Ingress is also built upon Google Earth itself, a fact that led Hanke to sharing this fun nugget with me about some ideas he had bounced around with Google co-founder Sergey Brin. "I see a map and I think, 'Oh, there should be a game to this.' We had a lot of discussions about that with Google Earth. Sergei's like, 'We should make a game out of this. You should be able to blow things up and drive around.' So it was always there in the background, but then smartphones happened and you had GPS and all these sensors. Why not change the world into a game? That seems innovative. That hasn't really been done in a good way."
Hanke's team released Ingress last December on Android. It's been in beta, though it'll exit that status on December 14. At that point, anyone can join and play, without the need to request an invitation. There's some reason to try to start playing now, since there's still one more #13MAGNUS-related meet-up/event in Phoenix, Arizona and Rome on Saturday, December 7.
Hanke likes the idea, as he puts it, of "people using Ingress as kind of an excuse to go out and do cool stuff."

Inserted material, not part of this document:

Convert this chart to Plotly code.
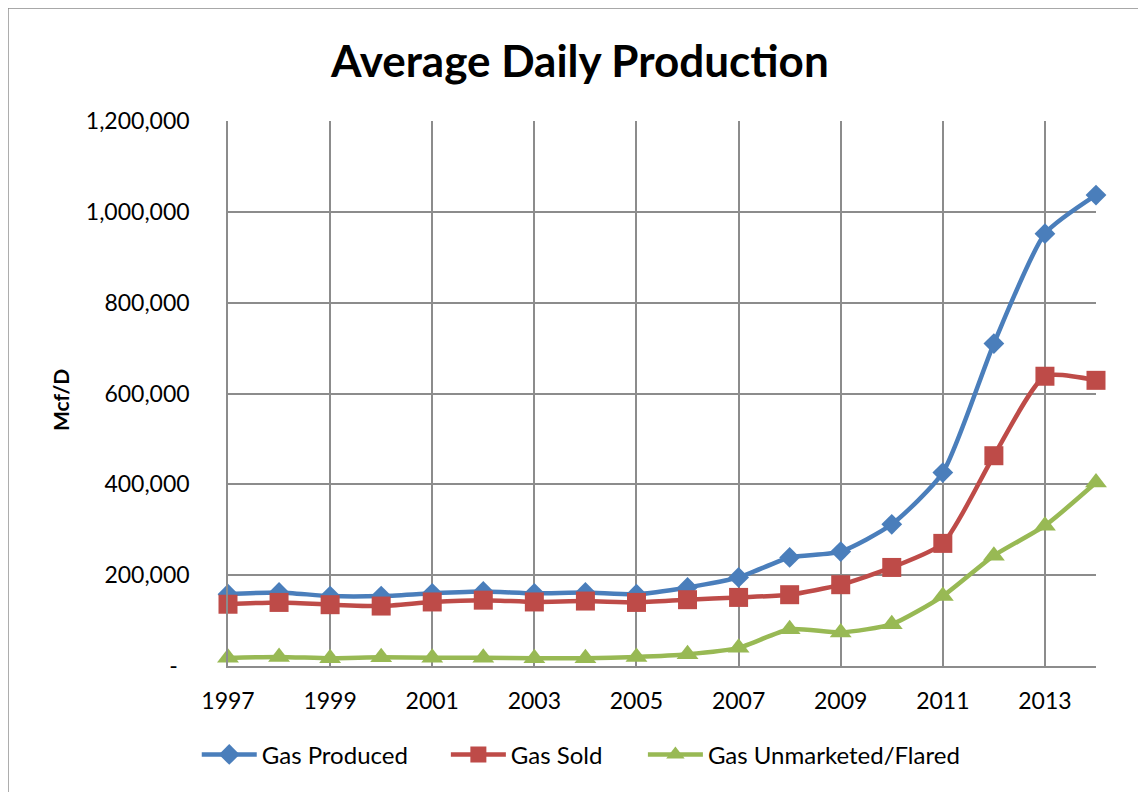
import plotly.graph_objects as go

years = list(range(1997, 2015))
gas_produced = [158000, 162000, 154000, 154000, 160000, 164000, 160000, 162000, 158000, 173000,
                195000, 239000, 252000, 312000, 426000, 710000, 952000, 1037000]
gas_sold = [136000, 140000, 135000, 132000, 141000, 145000, 141000, 143000, 140000, 146000,
            151000, 157000, 179000, 217000, 270000, 463000, 638000, 629000]
gas_flared = [18000, 20000, 17000, 19000, 18000, 18000, 17000, 17000, 20000, 26000,
              40000, 81000, 74000, 92000, 154000, 243000, 309000, 404000]

y_ticks = [0, 200000, 400000, 600000, 800000, 1000000, 1200000]
y_ticktext = ["-\u00a0\u00a0", "200,000", "400,000", "600,000", "800,000", "1,000,000", "1,200,000"]
x_ticks = list(range(1997, 2015, 2))

FONT = "Lato, 'Open Sans', sans-serif"
GRID = "#8C8C8C"

fig = go.Figure()
series = [
    ("Gas Produced", gas_produced, "#4A7EBB", "diamond", 16, "legend", -0.036),
    ("Gas Sold", gas_sold, "#BE4B48", "square", 19, "legend2", 0.251),
    ("Gas Unmarketed/Flared", gas_flared, "#98B954", "triangle-up", 19, "legend3", 0.478),
]
legend_cfg = {}
for name, vals, color, sym, sz, lg, lx in series:
    fig.add_trace(go.Scatter(
        x=years, y=vals, name=name, mode="lines+markers",
        line=dict(color=color, width=4.5, shape="spline", smoothing=0.6),
        marker=dict(symbol=sym, size=sz, color=color),
        cliponaxis=False, legend=lg,
    ))
    legend_cfg[lg] = dict(orientation="h", x=lx, xanchor="left", y=-0.163, yanchor="middle",
                          font=dict(size=24), itemwidth=55, bgcolor="rgba(0,0,0,0)")

# page body has an 8px margin; offsets below compensate for it
fig.update_layout(
    width=1146, height=792,
    margin=dict(l=220, r=58, t=113, b=134, autoexpand=False),
    paper_bgcolor="white", plot_bgcolor="white",
    font=dict(family=FONT, size=23, color="black"),
    title=dict(text="<b>Average Daily Production</b>", x=0.499, xanchor="center",
               y=0.932, yanchor="middle", font=dict(size=44, family=FONT)),
    showlegend=True,
    **legend_cfg,
    xaxis=dict(range=[1997, 2014], tickvals=x_ticks, ticktext=[str(v) for v in x_ticks],
               showgrid=True, gridcolor=GRID, gridwidth=1.5,
               showline=True, linecolor=GRID, linewidth=1.5,
               ticks="", zeroline=False, ticklabelstandoff=14,
               tickfont=dict(size=23)),
    yaxis=dict(range=[0, 1200000], tickvals=y_ticks, ticktext=y_ticktext,
               showgrid=True, gridcolor=GRID, gridwidth=1.5,
               showline=True, linecolor=GRID, linewidth=1.5,
               ticks="", zeroline=False, ticklabelstandoff=32,
               tickfont=dict(size=23)),
    annotations=[dict(text="<b>Mcf/D</b>", xref="paper", yref="paper",
                      x=-0.1935, y=0.488, xanchor="center", yanchor="middle",
                      textangle=-90, showarrow=False, font=dict(size=21))],
    shapes=[dict(type="rect", xref="paper", yref="paper",
                 x0=-0.2535, x1=1.2, y0=-0.5, y1=1.2073,
                 line=dict(color=GRID, width=1.5), fillcolor="rgba(0,0,0,0)", layer="below")],
)

fig.write_html("out.html")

Hanke is a longtime sci-fi fan and a former game programmer himself. He likes games, but he's been anxious about how sedentary most mobile games are. He's proud that Ingress players, at least, are getting out in the world, discovering game "portals" in historical sites and cultural institutions, and planting nodes in all sorts of exotic spots. "The real opportunity to me seemed to be to reinvent the concept of a game on phones to make it about movement and exploration and require one to do that as part of the game," he said. "And then, yeah, it gets to be a solution to this problem. Instead of games incenting you to sit still, they can incent you to move around and walk." He likes the idea, as he puts it, of "people using Ingress as kind of an excuse to go out and do cool stuff."
Beyond the December 14 wrap-up to the Jarvis saga and Ingress' first year, Niantic will release an iOS version so even more people can play. Hanke is coy about whether Ingress will also come to Google Glass, his parent company's famous augmented reality specs, but it seems inevitable. Niantic's other project, the landmark-spotting Field Trip, was recently released for Glass. Hanke simply points out that Niantic isn't just about making apps that use Google Earth map data but to "anticipate some of the opportunities in wearable computing." Niantic also plans to release APIs (programming standards) that will let other people build their own massively-multiplayer location-based experiences all on top of Google's map data.
"We're trying to do something innovative with gaming," Hanke said. Sounds fun.